Why Allegiant Travel Company Sees Skies Free of Turbulence Ahead
How is hybrid travel business Allegiant Travel faring in today's competitive landscape? In a word: great. The discount airline portion of the business can easily feel the pinch of increased expenses, but luckily it has a travel-booking segment to lend some relief to margins. The stock has booked a two-year gain of roughly 100%, yet its run may still have legs. In its fiscal first quarter, the company reported healthy jumps in unit-level metrics and, even as the No. 2 low-cost carrier in the U.S., maintains one of the chunkiest operating profit margins in the business. The stock isn't the cheapest in the game, but investors still have plenty of reasons to get on board Allegiant.
With the wind at its back, Allegiant is finding success on all levels of its business. The company has been firmly in the black for 45 consecutive quarters. In the first quarter, revenue climbed more than 10% to $302.5 million on the back of an all-time high in average fare and a 1.6% gain in PRASM, which is passenger revenue per available seat mile. Ancillary revenue, which includes the travel booking website, grew 4.1%.
Margins remain a strong point for the company, even though Allegiant saw continued cost bumps from maintenance and training during the first quarter. As reported last quarter, Allegiant's fleet is relatively old, and many of its MD-80s will be in service throughout this year. The company is also, wisely, upgrading other parts of its fleet to generate higher PRASM. In the first quarter, Allegiant brought into service two Airbus A320s, in addition to two more MD-80s reconfigured with 166 seats.
An 8.8% drop in fuel expense per available seat mile helped to keep the company's operating margin around 19% for the quarter.
Everything about the business is growing: 12 new routes were added this past quarter, while car rentals from the website grew by double-digit gains. The company has nearly 13% more full-time employees than it did one year ago. Growth often comes at the expense of margins, and Allegiant is certainly paying its dues to scale up its business, yet the margins remain intact and healthy. The bottom line came in at $1.86 per share -- almost a 13% gain over the prior year's $1.65 per share.
Will it stay up?
Allegiant is in the midst of substantial growth, but the company doesn't quite fit the profile of an asset-laden grower. For one thing, its balance sheet looks phenomenal with more than $300 million in cash and just $149 million in debt. This isn't a legacy carrier by any stretch of the imagination. Second-quarter PRASM is expected to rise 2%-4%, while full-year 2014 capacity could grow as much as 13%. How does this translate to sales and earnings growth? Analysts expect an average of $5.86 per share for this year (a 21.5% jump over 2013's earnings), and an additional 18% gain for the fiscal full year 2016 to $6.92 per share. Whether the company hits or exceeds these estimates can largely depend on factors beyond the company's control -- weather, fuel costs, etc. Investors are best off monitoring the unit level growth measures, as mentioned above.
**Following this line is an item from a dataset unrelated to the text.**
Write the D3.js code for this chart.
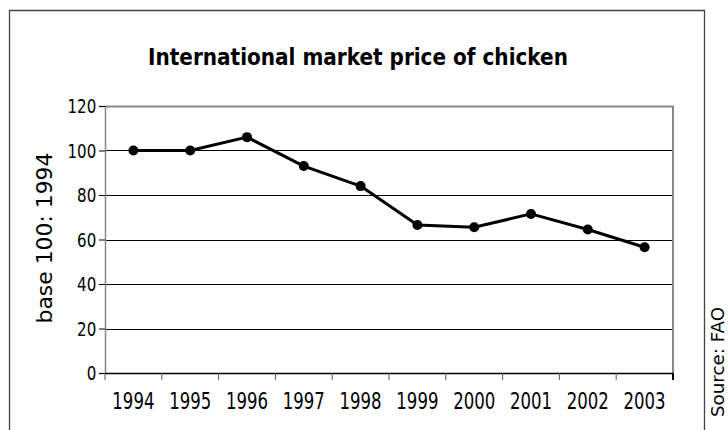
<!DOCTYPE html>
<html lang="en">
<head>
    <meta charset="UTF-8">
    <title>International market price of chicken</title>
    <script src="https://d3js.org/d3.v7.min.js"></script>
    <style>
        body {
            margin: 0;
            padding: 0;
            background: #fff;
        }
    </style>
</head>
<body>
<svg id="chart" width="728" height="430" xmlns="http://www.w3.org/2000/svg"></svg>
<script>
    var years = ['1994', '1995', '1996', '1997', '1998', '1999', '2000', '2001', '2002', '2003'];
    var prices = [100, 100, 106, 93, 84, 66.5, 65.5, 71.5, 64.5, 56.5];
    var yTicks = [0, 20, 40, 60, 80, 100, 120];

    (function () {
        var svg = d3.select('#chart');
        var margin = {left: 105, right: 728 - 673, top: 106, bottom: 430 - 373};
        var width = 728 - margin.left - margin.right;
        var height = 430 - margin.top - margin.bottom;

        // outer frame (bottom edge runs off the picture)
        svg.append('path')
            .attr('d', 'M9.5,440V10.5H704.5V440')
            .attr('fill', 'none')
            .attr('stroke', '#444')
            .attr('stroke-width', 1.3);

        var title = svg.append('text')
            .attr('x', 358)
            .attr('y', 65)
            .attr('text-anchor', 'middle')
            .attr('font-family', '"DejaVu Sans Condensed", "DejaVu Sans", sans-serif')
            .attr('font-weight', 'bold')
            .attr('font-size', 22)
            .attr('fill', '#000')
            .text('International market price of chicken');
        fitWidth(title, 420, 22);

        var x = d3.scaleBand().domain(years).range([0, width]);
        var y = d3.scaleLinear().domain([0, 120]).range([height, 0]);

        var g = svg.append('g')
            .attr('transform', 'translate(' + margin.left + ',' + margin.top + ')');

        // horizontal grid
        g.append('g')
            .selectAll('line')
            .data(yTicks.filter(function (d) { return d > 0 && d < 120; }))
            .join('line')
            .attr('x1', 0)
            .attr('x2', width)
            .attr('y1', function (d) { return Math.round(y(d)) + 0.5; })
            .attr('y2', function (d) { return Math.round(y(d)) + 0.5; })
            .attr('stroke', '#000')
            .attr('stroke-width', 1);

        // plot frame: top and right in grey
        g.append('path')
            .attr('d', 'M0,' + (Math.round(y(120)) + 0.5) + 'H' + width + 'V' + height)
            .attr('fill', 'none')
            .attr('stroke', '#888')
            .attr('stroke-width', 2);

        // y axis
        var yAxis = g.append('g')
            .call(d3.axisLeft(y).tickValues(yTicks).tickSize(6).tickPadding(4));
        yAxis.select('.domain').attr('stroke', '#888').attr('stroke-width', 1.5);
        yAxis.selectAll('.tick line').attr('stroke', '#000');
        yAxis.selectAll('.tick text')
            .attr('font-family', '"Liberation Sans Narrow", "DejaVu Sans Condensed", sans-serif')
            .attr('font-size', 19)
            .attr('fill', '#000')
            .attr('dy', '0.36em')
            .attr('transform', 'scale(0.88,1)');

        // x axis, ticks on band edges
        var xAxis = g.append('g')
            .attr('transform', 'translate(0,' + height + ')');
        xAxis.append('line')
            .attr('x1', 0)
            .attr('x2', width)
            .attr('y1', 0.5)
            .attr('y2', 0.5)
            .attr('stroke', '#000')
            .attr('stroke-width', 1.5);
        xAxis.selectAll('line.tick')
            .data(years.concat(['end']))
            .join('line')
            .attr('class', 'tick')
            .attr('x1', function (d, i) { return i === years.length ? width : x(d); })
            .attr('x2', function (d, i) { return i === years.length ? width : x(d); })
            .attr('y1', 0)
            .attr('y2', 7)
            .attr('stroke', function (d, i) { return i === years.length ? '#000' : '#555'; })
            .attr('stroke-width', function (d, i) { return i === years.length ? 2 : 1; });
        xAxis.selectAll('text')
            .data(years)
            .join('text')
            .attr('transform', function (d) {
                return 'translate(' + (x(d) + x.bandwidth() / 2) + ',36) scale(0.8,1)';
            })
            .attr('text-anchor', 'middle')
            .attr('font-family', '"Liberation Sans Narrow", "DejaVu Sans Condensed", sans-serif')
            .attr('font-size', 23)
            .attr('fill', '#000')
            .text(function (d) { return d; });

        // data line
        var line = d3.line()
            .x(function (d, i) { return x(years[i]) + x.bandwidth() / 2; })
            .y(function (d) { return y(d); });
        g.append('path')
            .datum(prices)
            .attr('d', line)
            .attr('fill', 'none')
            .attr('stroke', '#000')
            .attr('stroke-width', 3)
            .attr('stroke-linejoin', 'round');
        g.selectAll('circle')
            .data(prices)
            .join('circle')
            .attr('cx', function (d, i) { return x(years[i]) + x.bandwidth() / 2; })
            .attr('cy', function (d) { return y(d); })
            .attr('r', 5)
            .attr('fill', '#000');

        // y axis title
        var yTitle = svg.append('text')
            .attr('transform', 'translate(52,238) rotate(-90)')
            .attr('text-anchor', 'middle')
            .attr('font-family', '"DejaVu Sans", sans-serif')
            .attr('font-size', 20)
            .attr('fill', '#000')
            .text('base 100: 1994');
        fitWidth(yTitle, 171, 20);

        var source = svg.append('text')
            .attr('transform', 'translate(724,362) rotate(-90)')
            .attr('text-anchor', 'middle')
            .attr('font-family', '"DejaVu Sans", sans-serif')
            .attr('font-size', 15)
            .attr('fill', '#000')
            .text('Source: FAO');
        fitWidth(source, 110, 15);

        function fitWidth(sel, target, size) {
            var len = sel.node().getComputedTextLength();
            if (len > 0)
                sel.attr('font-size', (size * target / len).toFixed(2));
        }
    })();
</script>
</body>
</html>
The travel and services booking business complements the airline nicely, as deal-seeking customers are eager to bundle and save money. Allegiant understands its customer -- a small-town, value-focused individual looking to get where he or she is going as efficiently as possible. While the leader of ultra-low-cost airlines, Spirit, is also the worst-reviewed airline in the industry, Allegiant has maintained its reputation beyond low prices. Allegiant has a three-star rating, according to airline ratings website Skytrax while Spirit comes in at two stars.
At roughly 16 times earnings, this certainly isn't the cheapest pick in the airline bunch. Delta, which has also found success recently, trades at just 10.7 times earnings. Investors should note, though, that these really are different businesses. Investors are paying up for Allegiant's projected growth, and with the way it looks now, that premium may be worth it.